What you need to do. Output a single figure: the number of lines in which the word "Write" appears.
··········
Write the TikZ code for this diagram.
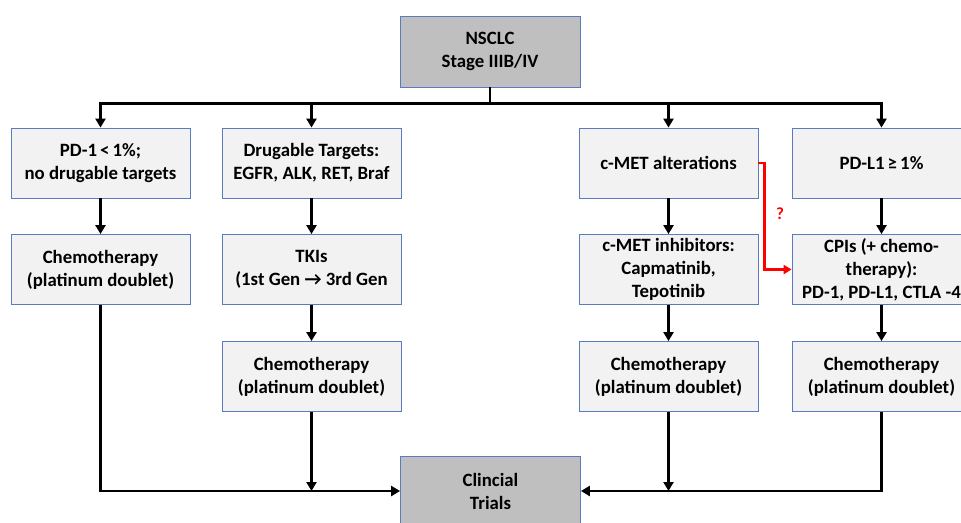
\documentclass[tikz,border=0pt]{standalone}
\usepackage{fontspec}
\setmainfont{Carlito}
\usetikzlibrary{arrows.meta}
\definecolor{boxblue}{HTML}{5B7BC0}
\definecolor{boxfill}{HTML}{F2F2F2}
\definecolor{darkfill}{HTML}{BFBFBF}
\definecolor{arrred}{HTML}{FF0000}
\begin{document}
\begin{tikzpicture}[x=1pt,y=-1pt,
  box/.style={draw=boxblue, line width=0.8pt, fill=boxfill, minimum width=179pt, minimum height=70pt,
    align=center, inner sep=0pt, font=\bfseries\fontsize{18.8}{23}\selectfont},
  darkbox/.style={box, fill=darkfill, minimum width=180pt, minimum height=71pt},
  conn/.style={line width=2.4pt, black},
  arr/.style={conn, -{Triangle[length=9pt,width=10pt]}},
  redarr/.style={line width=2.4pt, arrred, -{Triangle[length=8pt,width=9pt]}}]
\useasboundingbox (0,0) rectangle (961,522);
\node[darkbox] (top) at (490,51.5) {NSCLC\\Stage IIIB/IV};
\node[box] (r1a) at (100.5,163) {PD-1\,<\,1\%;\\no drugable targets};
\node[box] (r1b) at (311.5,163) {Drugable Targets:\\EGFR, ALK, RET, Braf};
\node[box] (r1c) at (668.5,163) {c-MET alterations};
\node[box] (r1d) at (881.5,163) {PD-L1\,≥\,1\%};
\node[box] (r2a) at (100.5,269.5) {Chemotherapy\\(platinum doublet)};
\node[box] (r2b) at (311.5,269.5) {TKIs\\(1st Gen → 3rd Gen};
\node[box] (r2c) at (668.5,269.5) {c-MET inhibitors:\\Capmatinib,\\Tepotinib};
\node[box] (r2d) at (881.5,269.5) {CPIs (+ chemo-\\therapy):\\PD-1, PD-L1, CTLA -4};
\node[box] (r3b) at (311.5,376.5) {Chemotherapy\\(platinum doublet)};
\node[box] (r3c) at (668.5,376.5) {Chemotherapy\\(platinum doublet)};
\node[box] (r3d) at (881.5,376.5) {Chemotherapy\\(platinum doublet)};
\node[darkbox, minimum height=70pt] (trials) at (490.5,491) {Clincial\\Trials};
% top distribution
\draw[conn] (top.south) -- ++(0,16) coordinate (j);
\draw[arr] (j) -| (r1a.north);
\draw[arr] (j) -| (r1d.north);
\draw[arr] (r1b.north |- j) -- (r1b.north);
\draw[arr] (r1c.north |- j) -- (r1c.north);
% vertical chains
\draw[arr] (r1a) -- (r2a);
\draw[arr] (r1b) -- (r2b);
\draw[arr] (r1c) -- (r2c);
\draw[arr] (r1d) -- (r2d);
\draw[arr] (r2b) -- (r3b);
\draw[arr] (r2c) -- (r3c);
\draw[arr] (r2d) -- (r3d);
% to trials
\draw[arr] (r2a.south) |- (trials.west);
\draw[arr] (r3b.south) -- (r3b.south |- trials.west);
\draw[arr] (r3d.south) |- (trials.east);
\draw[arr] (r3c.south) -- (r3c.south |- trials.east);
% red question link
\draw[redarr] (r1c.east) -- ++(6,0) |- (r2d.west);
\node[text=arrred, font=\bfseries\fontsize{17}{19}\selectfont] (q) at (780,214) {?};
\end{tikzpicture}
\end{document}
··········
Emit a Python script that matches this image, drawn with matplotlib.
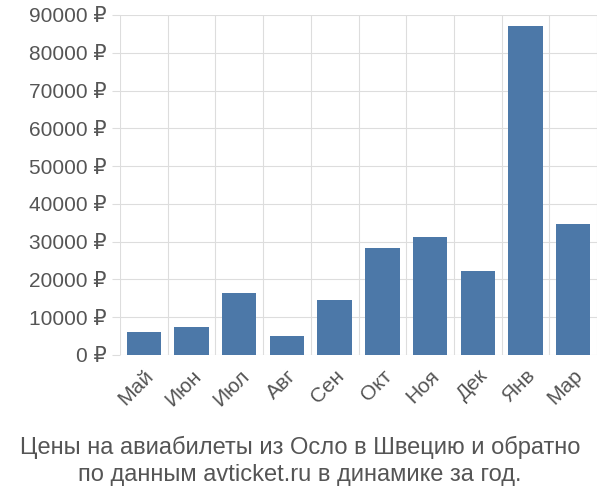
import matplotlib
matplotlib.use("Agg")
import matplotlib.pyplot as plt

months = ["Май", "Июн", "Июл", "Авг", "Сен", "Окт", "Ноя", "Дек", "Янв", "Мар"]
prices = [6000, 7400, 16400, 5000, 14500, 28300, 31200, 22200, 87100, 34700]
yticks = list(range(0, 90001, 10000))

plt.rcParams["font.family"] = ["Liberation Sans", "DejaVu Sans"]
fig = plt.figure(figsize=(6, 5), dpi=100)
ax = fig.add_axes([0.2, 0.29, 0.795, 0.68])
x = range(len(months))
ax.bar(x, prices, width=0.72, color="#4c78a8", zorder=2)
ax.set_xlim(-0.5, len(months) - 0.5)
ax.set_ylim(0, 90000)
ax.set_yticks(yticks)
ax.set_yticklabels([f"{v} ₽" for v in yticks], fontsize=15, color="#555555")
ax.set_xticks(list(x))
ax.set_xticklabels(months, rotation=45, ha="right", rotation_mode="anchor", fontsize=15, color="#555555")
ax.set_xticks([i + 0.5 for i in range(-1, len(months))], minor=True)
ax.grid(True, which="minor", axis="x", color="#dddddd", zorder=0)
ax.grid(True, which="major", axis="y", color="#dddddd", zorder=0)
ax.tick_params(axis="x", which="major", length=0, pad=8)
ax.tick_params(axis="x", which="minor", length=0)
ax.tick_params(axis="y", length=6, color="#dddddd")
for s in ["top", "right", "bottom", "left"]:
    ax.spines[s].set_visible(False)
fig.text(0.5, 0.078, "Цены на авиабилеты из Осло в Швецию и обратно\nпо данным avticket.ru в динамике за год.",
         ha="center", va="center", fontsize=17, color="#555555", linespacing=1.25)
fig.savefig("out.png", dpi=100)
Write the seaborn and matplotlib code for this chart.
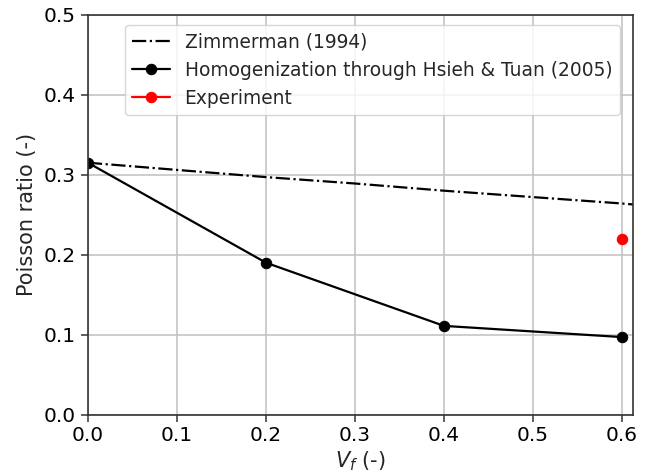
··········
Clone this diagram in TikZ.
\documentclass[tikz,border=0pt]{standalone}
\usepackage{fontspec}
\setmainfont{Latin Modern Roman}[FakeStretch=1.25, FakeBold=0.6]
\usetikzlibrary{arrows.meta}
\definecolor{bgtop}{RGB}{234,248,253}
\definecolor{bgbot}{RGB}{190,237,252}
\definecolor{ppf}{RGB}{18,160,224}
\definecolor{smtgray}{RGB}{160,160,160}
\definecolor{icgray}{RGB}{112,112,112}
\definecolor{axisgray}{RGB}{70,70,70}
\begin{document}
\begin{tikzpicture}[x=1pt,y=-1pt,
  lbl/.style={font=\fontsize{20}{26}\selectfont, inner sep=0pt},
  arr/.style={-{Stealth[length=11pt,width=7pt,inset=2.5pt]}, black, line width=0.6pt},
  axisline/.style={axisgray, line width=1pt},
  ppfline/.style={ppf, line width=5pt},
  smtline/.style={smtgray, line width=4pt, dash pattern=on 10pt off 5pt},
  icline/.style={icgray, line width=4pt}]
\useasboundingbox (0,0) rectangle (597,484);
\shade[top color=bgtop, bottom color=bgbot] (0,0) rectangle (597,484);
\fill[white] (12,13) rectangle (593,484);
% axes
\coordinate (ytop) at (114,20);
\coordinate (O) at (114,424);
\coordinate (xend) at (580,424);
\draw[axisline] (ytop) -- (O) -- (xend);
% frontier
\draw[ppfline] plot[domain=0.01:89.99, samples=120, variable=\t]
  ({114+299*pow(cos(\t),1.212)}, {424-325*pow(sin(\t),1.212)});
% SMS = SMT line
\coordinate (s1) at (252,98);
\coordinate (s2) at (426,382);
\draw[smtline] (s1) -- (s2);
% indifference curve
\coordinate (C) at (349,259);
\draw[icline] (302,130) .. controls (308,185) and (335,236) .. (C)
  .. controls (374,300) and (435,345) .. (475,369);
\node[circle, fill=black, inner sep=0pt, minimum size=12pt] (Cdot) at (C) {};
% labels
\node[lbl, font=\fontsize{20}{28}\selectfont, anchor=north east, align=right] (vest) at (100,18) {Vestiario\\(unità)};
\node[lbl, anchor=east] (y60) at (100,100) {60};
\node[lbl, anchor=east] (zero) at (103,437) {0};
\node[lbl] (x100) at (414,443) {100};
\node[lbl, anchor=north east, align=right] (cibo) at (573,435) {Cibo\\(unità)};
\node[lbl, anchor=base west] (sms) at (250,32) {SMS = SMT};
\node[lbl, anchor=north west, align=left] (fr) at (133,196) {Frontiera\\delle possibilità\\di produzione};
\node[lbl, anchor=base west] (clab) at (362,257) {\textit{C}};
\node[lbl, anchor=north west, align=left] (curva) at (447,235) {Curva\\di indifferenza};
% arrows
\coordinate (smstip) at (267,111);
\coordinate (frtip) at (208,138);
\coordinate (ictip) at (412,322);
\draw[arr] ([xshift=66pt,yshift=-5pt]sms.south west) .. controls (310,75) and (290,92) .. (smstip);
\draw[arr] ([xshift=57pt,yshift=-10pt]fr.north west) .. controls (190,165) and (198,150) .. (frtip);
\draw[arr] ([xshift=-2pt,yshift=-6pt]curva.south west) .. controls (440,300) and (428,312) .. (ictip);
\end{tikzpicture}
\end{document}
··········
Finished answer. 2